Best Work by an Emerging Photographer | Nominee

Stini Röhrs

Berlin / Germany heimat-revisited.com/about/

Autobahn

Concept

A week on the autobahn: Life between unlimited speed and gridlock, luxury limousines and trucks, porta potties and Sanifair, fast food and Red Bull.
I drove all around Germany for a whole seven days.
The mobilised masses drive on the autobahn at a minimum of 60 km/h, without contraflow and crossroads. On two to four lanes of grey tarmac, with only getting from A to B without stopping in mind. This is where deceleration meets acceleration, mobility and dynamics meet gridlock, and where the dream of progress meets environmental problems. Despite the endless grey, life on the autobahn has many facets – this is where all levels of society come together. I met autobahn pastors, pilgrims, toilet cleaners, ‘bratwurst’ sellers, executives, people travelling and people waiting, construction workers, military personnel, speed freaks and people in sorrow. I wanted to see how the non-place autobahn generates new human habitats, was surprised in many ways on my visual journey, and I was not disappointed.

Vita

Stini Röhrs, born 1987, lives and works in Berlin.
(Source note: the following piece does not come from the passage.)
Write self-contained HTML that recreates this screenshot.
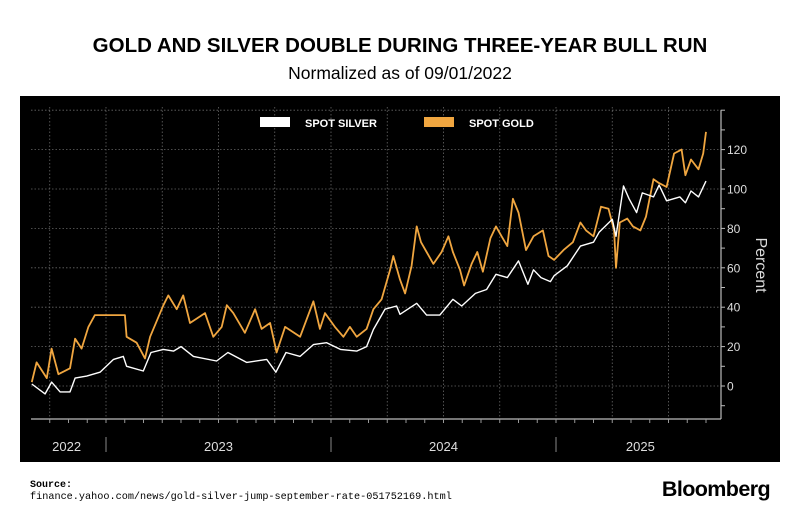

After completion of her masters degree in art history at the Free University of Berlin, she studied for a masters in visual communication in the class of Professor Fons Hickmann at the Institute for Transmedia Design at the Berlin University of Arts.

The focus of her work lies on photography and film. In this, she plays with social conventions, standards and absurdities, everyday life and the borders between intentionally staged and documentary photography.

Her work has been shown at exhibitions in cities including New York, Paris, Zurich, Vienna, Frankfurt/Main, Leipzig and Berlin.